The Court also addressed the Gomes decision, which most courts rely upon when ruling in favor of the banks (for example the trial court relied upon it in sustaining BOA’s demurrer).  Specifically the Court held, “[t]he instant case is distinguishable from Gomes on at least two grounds.  First, like in Naranjo v. SBMC Mortgage (S.D. Cal. Jul. 24, 2012, No. 11-CV-2229-L (WVG) 2012 l 3030370), Glaski has alleged that the entity claiming to be the noteholder was not the true owner of the note.  In contrast, the principal in Gomes concerns the authority of the noteholder’s nominee, MERS.  Second, Glaski has alleged specific grounds for his theory that the foreclosure was not? conducted at the direction of the correct party. “
The Appellate Court directed the trial court to vacate its previous decision and enter a new order overruling the demurrer as Glaski’s third (quiet title), fourth (wrongful foreclosure), fifth (declaratory relief), eighth (cancellation of instruments) and ninth causes of action (unfair business practices).
Now that the State Supreme Court has denied this request this decision is cemented as a pro-homeowner case in California.
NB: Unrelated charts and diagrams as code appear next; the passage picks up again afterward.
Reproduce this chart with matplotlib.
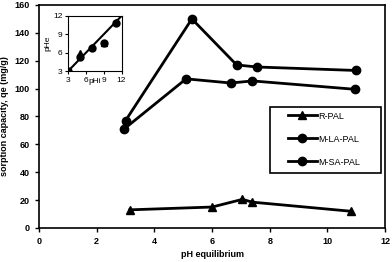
import matplotlib
matplotlib.use('Agg')
import matplotlib.pyplot as plt
from matplotlib.patches import Rectangle

plt.rcParams['font.family'] = ['Liberation Sans', 'DejaVu Sans']

# main data
r_pal_x = [3.15, 6.0, 7.05, 7.4, 10.8]
r_pal_y = [13, 15, 20.5, 18.5, 12]
la_pal_x = [3.0, 5.3, 6.85, 7.55, 11.0]
la_pal_y = [77, 150, 117, 115.5, 113]
sa_pal_x = [2.95, 5.1, 6.65, 7.4, 10.95]
sa_pal_y = [71, 107, 104, 105.5, 99.5]

# inset data
phi = [3, 5, 7, 9, 11]
phe_r = [3, 6, 7, 7.5, 11]
phe_m = [3, 5.3, 6.8, 7.5, 10.8]
line_x = [3, 12]
line_y = [3, 12]

fig = plt.figure(figsize=(3.92, 2.62), dpi=100)
ax = fig.add_axes([0.0995, 0.130, 0.883, 0.851])

ax.plot(r_pal_x, r_pal_y, color='black', lw=2, marker='^', ms=6, label='R-PAL')
ax.plot(la_pal_x, la_pal_y, color='black', lw=2, marker='o', ms=6, label='M-LA-PAL')
ax.plot(sa_pal_x, sa_pal_y, color='black', lw=2, marker='o', ms=6, label='M-SA-PAL')

ax.set_xlim(0, 12)
ax.set_ylim(0, 160)
ax.set_xticks(range(0, 13, 2))
ax.set_yticks(range(0, 161, 20))
ax.tick_params(labelsize=6.5, length=3, width=1)
for lbl in ax.get_xticklabels() + ax.get_yticklabels():
    lbl.set_fontweight('bold')
ax.set_xlabel('pH equilibrium', fontsize=6.5, fontweight='bold', labelpad=3)
ax.set_ylabel('sorption capacity, qe (mg/g)', fontsize=6.5, fontweight='bold', labelpad=4)
for s in ax.spines.values():
    s.set_linewidth(1.2)

# legend box drawn separately so padding matches
box = Rectangle((0.668, 0.247), 0.32, 0.296, transform=ax.transAxes,
                facecolor='white', edgecolor='black', lw=1.2, zorder=4)
ax.add_patch(box)
leg = ax.legend(loc='upper left', bbox_to_anchor=(0.718, 0.522), borderaxespad=0,
                fontsize=6.5, frameon=False, handlelength=3.3, labelspacing=1.55,
                borderpad=0, handletextpad=0.15)
leg.set_zorder(5)

ins = fig.add_axes([0.174, 0.729, 0.136, 0.21])
ins.plot(line_x, line_y, color='black', lw=1.5)
ins.plot(phi, phe_r, color='black', ls='none', marker='^', ms=5)
ins.plot(phi, phe_m, color='black', ls='none', marker='o', ms=5)
ins.set_xlim(3, 12)
ins.set_ylim(3, 12)
ins.set_xticks([3, 6, 9, 12])
ins.set_yticks([3, 6, 9, 12])
ins.tick_params(labelsize=6, length=2, pad=2)
ins.set_xlabel('pHi', fontsize=6, labelpad=-4)
ins.set_ylabel('pHe', fontsize=6, labelpad=1)

fig.savefig('out.png', dpi=100)
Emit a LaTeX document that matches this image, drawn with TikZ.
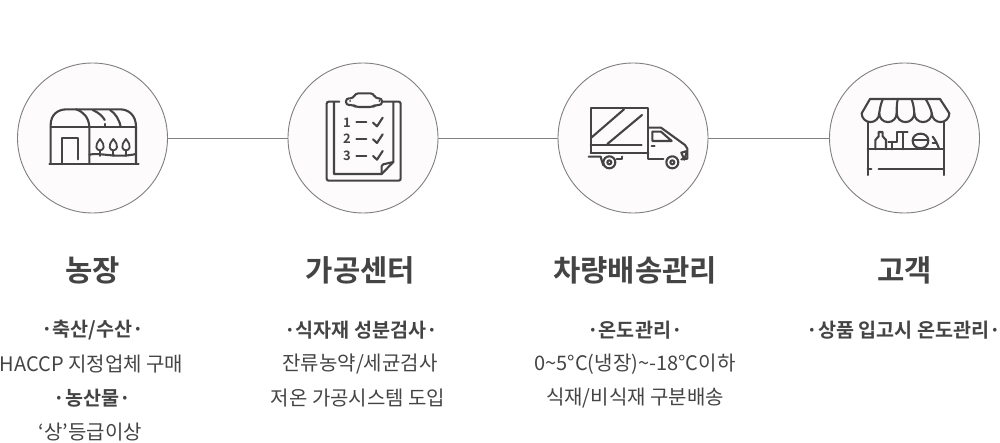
\documentclass[tikz,border=0pt]{standalone}
\usepackage{fontspec}
\setmainfont{Noto Sans CJK KR}[BoldFont={Noto Sans CJK KR Bold}]
\definecolor{ink}{HTML}{444444}
\definecolor{ringc}{HTML}{808080}
\definecolor{fillc}{HTML}{FDFBFC}
\tikzset{
 ring/.style={circle,draw=ringc,fill=fillc,line width=.9pt,minimum size=150pt,inner sep=0pt},
 link/.style={draw=ringc,line width=.9pt},
 title/.style={text=ink,font=\bfseries\fontsize{29.7}{32}\selectfont,inner sep=0pt,anchor=center},
 head/.style={text=ink,font=\bfseries\fontsize{19.6}{22}\selectfont,inner sep=0pt,anchor=center},
 body/.style={text=ink,font=\fontsize{20}{22}\selectfont,inner sep=0pt,anchor=center},
 icon/.style={draw=ink,line width=2.1pt,line cap=round,line join=round},
 iconbox/.style={x=.33333pt,y=-.33333pt},
 digit/.style={text=ink,font=\bfseries\fontsize{13}{14}\selectfont,inner sep=0pt}
}
\begin{document}
\begin{tikzpicture}[x=1pt,y=-1pt]
\useasboundingbox (0,0) rectangle (1000,443);
\fill[white] (0,0) rectangle (1000,443);
\node[ring] (farm) at (92.5,138) {};
\node[ring] (proc) at (363,138) {};
\node[ring] (truck) at (633,138) {};
\node[ring] (shop) at (904.5,138) {};
\draw[link] (farm) -- (proc);
\draw[link] (proc) -- (truck);
\draw[link] (truck) -- (shop);
% farm icon
\begin{scope}[shift={(0,60)},iconbox]
\draw[icon] (148,312) -- (416,312);
\draw[icon] (152,312) -- (152,195) .. controls (152,165) and (172,148) .. (200,148) -- (360,148) .. controls (388,148) and (408,168) .. (408,200) -- (408,312);
\draw[icon] (152,202) -- (408,202);
\draw[icon] (268,312) -- (268,200) .. controls (266,172) and (250,155) .. (228,148);
\draw[icon] (278,150) .. controls (298,158) and (310,172) .. (314,180);
\draw[icon] (316,192) -- (316,201);
\draw[icon] (330,150) .. controls (346,160) and (358,178) .. (362,201);
\draw[icon] (185,312) -- (185,235) -- (233,235) -- (233,298);
\draw[icon] (268,284) .. controls (300,276) and (345,296) .. (408,282);
\foreach \tx in {300,340,378}{
 \draw[icon,line width=1.8pt] (\tx,237) .. controls (\tx-8,248) and (\tx-13,255) .. (\tx-11,262) .. controls (\tx-9,274) and (\tx+9,274) .. (\tx+11,262) .. controls (\tx+13,255) and (\tx+8,248) .. (\tx,237) -- cycle;
 \draw[icon,line width=1.8pt] (\tx,272) -- (\tx,288);
}
\end{scope}
% clipboard icon
\begin{scope}[shift={(280,60)},iconbox]
\draw[icon,rounded corners=2pt] (178,125) -- (140,125) -- (140,362) -- (362,362) -- (362,125) -- (308,125);
\draw[icon] (162,127) -- (162,342) -- (305,342) -- (340,306) -- (340,127);
\draw[icon,rounded corners=1.5pt] (305,342) -- (305,314) -- (340,306);
\draw[icon,rounded corners=3pt] (198,115) -- (220,115) -- (226,100) -- (280,100) -- (286,115) -- (306,115) -- (306,135) -- (286,135) -- (278,141) -- (228,141) -- (220,135) -- (198,135) -- cycle;
\fill[ink] (210,123) circle[radius=3];
\fill[ink] (298,123) circle[radius=3];
\node[digit] (n1) at (201,187) {1};
\node[digit] (n2) at (201,237) {2};
\node[digit] (n3) at (201,287) {3};
\foreach \ty in {187,237,287}{
 \draw[icon] (229,\ty) -- (259,\ty);
 \draw[icon] (279,\ty+1) -- (291,\ty+12) -- (308,\ty-14);
}
\end{scope}
% truck icon
\begin{scope}[shift={(550,60)},iconbox]
\draw[icon] (122,278) -- (122,145) -- (295,145) -- (295,296);
\draw[icon] (122,255) -- (275,255);
\draw[icon] (122,278) -- (295,278);
\draw[icon] (125,232) -- (222,148);
\draw[icon] (172,252) -- (276,165);
\draw[icon] (116,290) -- (152,290) .. controls (155,300) and (156,306) .. (160,316);
\draw[icon] (200,296) -- (216,296) -- (216,290);
\draw[icon] (178,307) circle[radius=6];
\draw[icon] (178,307) circle[radius=18];
\draw[icon] (295,296) -- (340,296);
\draw[icon] (367,307) circle[radius=6];
\draw[icon] (367,307) circle[radius=18];
\draw[icon] (297,203) -- (333,203) -- (405,255) -- (412,266) -- (412,296) -- (394,298);
\draw[icon] (307,215) -- (333,215) -- (365,243) -- (307,243) -- cycle;
\draw[icon] (305,257) -- (314,257);
\draw[icon] (394,278) -- (411,273) -- (403,299) -- cycle;
\end{scope}
% shop icon
\begin{scope}[shift={(820,60)},iconbox]
\draw[icon] (125,160) -- (150,117) -- (360,117) -- (388,160);
\draw[icon] (125,160) arc[start angle=180,end angle=0,radius=26.3];
\draw[icon] (177.6,160) arc[start angle=180,end angle=0,radius=26.3];
\draw[icon] (230.2,160) arc[start angle=180,end angle=0,radius=26.3];
\draw[icon] (282.8,160) arc[start angle=180,end angle=0,radius=26.3];
\draw[icon] (335.4,160) arc[start angle=180,end angle=0,radius=26.3];
\draw[icon] (177.6,160) .. controls (180,145) and (182,132) .. (188,119);
\draw[icon] (230.2,160) .. controls (230,145) and (230,132) .. (233,119);
\draw[icon] (282.8,160) .. controls (282,145) and (280,132) .. (275,119);
\draw[icon] (335.4,160) .. controls (332,145) and (326,132) .. (318,119);
\draw[icon] (143,186) -- (143,345);
\draw[icon] (372,186) -- (372,345);
\draw[icon] (143,268) -- (372,268);
\draw[icon] (143,326) -- (154,326);
\draw[icon] (176,326) -- (372,326);
\draw[icon] (166,268) -- (166,240) -- (176,229) -- (176,216) -- (188,216) -- (188,229) -- (198,240) -- (198,268);
\draw[icon] (205,246) -- (232,246) -- (232,217) -- (263,217);
\draw[icon] (216,246) -- (216,268);
\draw[icon] (248,217) -- (248,268);
\draw[icon] (278,242) .. controls (278,214) and (325,214) .. (325,242) .. controls (325,272) and (278,272) .. (278,242);
\draw[icon] (278,241) -- (325,241);
\draw[icon] (338,230) .. controls (346,240) and (352,252) .. (357,266);
\draw[icon] (338,248) -- (347,248);
\end{scope}
% titles
\node[title] (t1) at (92.5,270) {농장};
\node[title] (t2) at (360.5,270) {가공센터};
\node[title] (t3) at (635,270) {차량배송관리};
\node[title] (t4) at (904.5,270) {고객};
% text column 1
\node[head] (a1) at (92.5,330) {·축산/수산·};
\node[body] (a2) at (91.5,364) {HACCP 지정업체 구매};
\node[head] (a3) at (92.5,398) {·농산물·};
\node[body] (a4) at (90.5,432) {‘상’등급이상};
% text column 2
\node[head] (b1) at (361,330) {·식자재 성분검사·};
\node[body] (b2) at (360,364) {잔류농약/세균검사};
\node[body] (b3) at (358,398) {저온 가공시스템 도입};
% text column 3
\node[head] (c1) at (635,330) {·온도관리·};
\node[body] (c2) at (635,364) {0\textasciitilde5°C(냉장)\textasciitilde-18°C이하};
\node[body] (c3) at (635,398) {식재/비식재 구분배송};
% text column 4
\node[head] (d1) at (904,330) {·상품 입고시 온도관리·};
\end{tikzpicture}
\end{document}
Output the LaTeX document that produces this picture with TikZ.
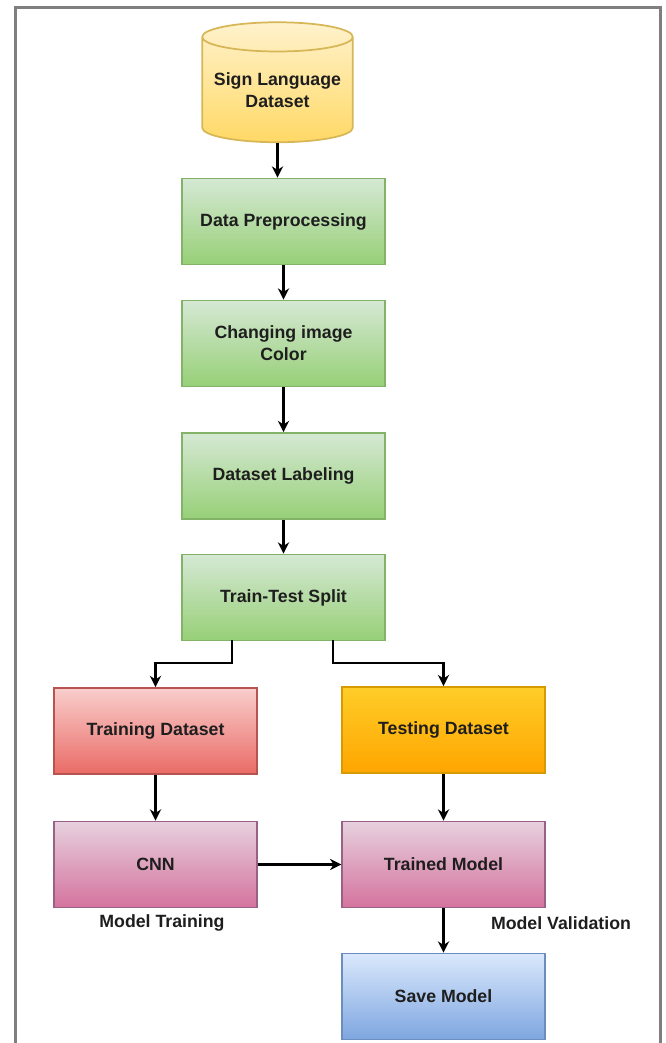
\documentclass[tikz,border=0pt]{standalone}
\usepackage{fontspec}
\setmainfont{Liberation Sans}
\usetikzlibrary{shapes.geometric,arrows.meta}

\definecolor{frameGray}{HTML}{7F7F7F}
\definecolor{txtDark}{HTML}{1E1E1E}
\definecolor{dbTop}{HTML}{FFF2CC}
\definecolor{dbBot}{HTML}{FFD966}
\definecolor{dbLine}{HTML}{D6B656}
\definecolor{grTop}{HTML}{D5E8D4}
\definecolor{grBot}{HTML}{97D077}
\definecolor{grLine}{HTML}{82B366}
\definecolor{rdTop}{HTML}{F8CECC}
\definecolor{rdBot}{HTML}{EA6B66}
\definecolor{rdLine}{HTML}{B85450}
\definecolor{orTop}{HTML}{FFCD28}
\definecolor{orBot}{HTML}{FFA500}
\definecolor{orLine}{HTML}{D79B00}
\definecolor{pkTop}{HTML}{E6D0DE}
\definecolor{pkBot}{HTML}{D5739D}
\definecolor{pkLine}{HTML}{996185}
\definecolor{blTop}{HTML}{DAE8FC}
\definecolor{blBot}{HTML}{7EA6E0}
\definecolor{blLine}{HTML}{6C8EBF}

\begin{document}
\begin{tikzpicture}[x=0.75pt, y=-0.75pt]
\tikzset{ >={Stealth[length=8.5pt,width=8.5pt]},
  txt/.style={font=\fontsize{13.3}{16.5}\selectfont\bfseries, text=txtDark, align=center},
  blk/.style={txt, rectangle, draw, line width=1.3pt, minimum width=152pt, minimum height=64.5pt, inner sep=2pt},
  green/.style={blk, draw=grLine, top color=grTop, bottom color=grBot},
  flw/.style={->, line width=2.1pt},
}

\useasboundingbox (0,0) rectangle (665,1043);

%\draw [lightgray, dashed](0,0) grid[step=50] (665,1043);

%%% Moldura
\draw [frameGray, line width=2.25pt] (15,1045) -- (15,7) -- (660,7) -- (660,1045);

%%% Blocos

% base de dados
\node [txt, cylinder, shape border rotate=90, aspect=0.23, draw=dbLine, line width=1.3pt,
       top color=dbTop, bottom color=dbBot, minimum width=113pt, minimum height=90pt,
       inner sep=0pt] (DB) at (277.5,90) {Sign Language\\Dataset};

% etapas de preparação
\node [green] (PRE) at (283.5,221.5) {Data Preprocessing};
\node [green] (COL) at (283.5,343.5) {Changing image\\Color};
\node [green] (LAB) at (283.5,476)   {Dataset Labeling};
\node [green] (SPL) at (283.5,597.5) {Train-Test Split};

% ramo de treino
\node [blk, draw=rdLine, top color=rdTop, bottom color=rdBot] (TRN) at (155.5,731)  {Training Dataset};
\node [blk, draw=pkLine, top color=pkTop, bottom color=pkBot] (CNN) at (155.5,864.5) {CNN};
\node [txt] (mtrain) at (162,923) {Model Training};

% ramo de teste
\node [blk, draw=orLine, top color=orTop, bottom color=orBot] (TST) at (443.5,730)  {Testing Dataset};
\node [blk, draw=pkLine, top color=pkTop, bottom color=pkBot] (MOD) at (443.5,864.5) {Trained Model};
\node [txt] (mval) at (561,923) {Model Validation};
\node [blk, draw=blLine, top color=blTop, bottom color=blBot] (SAV) at (443.5,996.5) {Save Model};

%%% Linhas

% base -> pré-processamento
\draw [flw] (DB.bottom) -- (DB.bottom |- PRE.north);

% sequência de preparação
\draw [flw] (PRE) -- (COL);
\draw [flw] (COL) -- (LAB);
\draw [flw] (LAB) -- (SPL);

% divisão treino / teste
\coordinate (SPLl) at (232,640);
\coordinate (SPLr) at (333,640);
\draw [flw] (SPLl) -- (232,663) -- (155.5,663) -- (TRN.north);
\draw [flw] (SPLr) -- (333,663) -- (443.5,663) -- (TST.north);

% treino
\draw [flw] (TRN) -- (CNN);
\draw [flw] (CNN) -- (MOD);

% teste
\draw [flw] (TST) -- (MOD);
\draw [flw] (MOD) -- (SAV);

\end{tikzpicture}
\end{document}
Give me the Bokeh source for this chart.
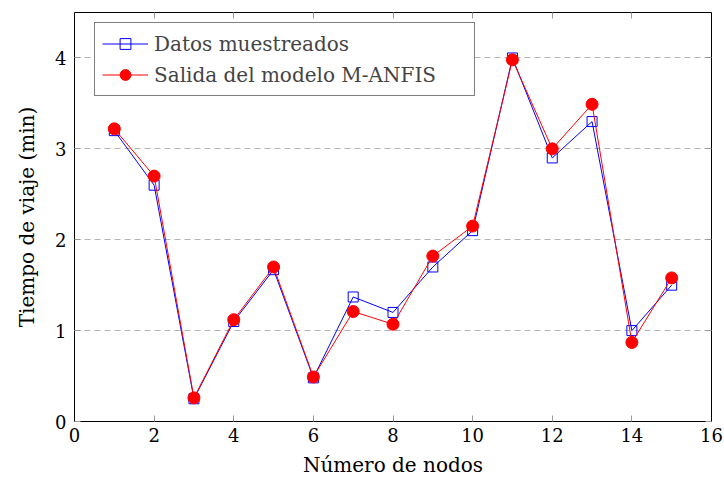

So if the entity trying to foreclose is not your original lender and instead it is a “Trustee” like Deutsche Bank, Bank of New York Mellon with a long named attached to their name it means your loan was allegedly securitized.  The question (and it is a big question) is whether the parties responsible for the “securitization” complied with the rules and regulations expressed by the trust documents as well as state law of where the trust was created.  In Glaski it was New York law that applied and the Court held that if they failed to comply with the law and the assignment to the trust was void, that Bank of America as Trustee had no legal right to initiate the foreclosure, hence the wrongful foreclosure claim.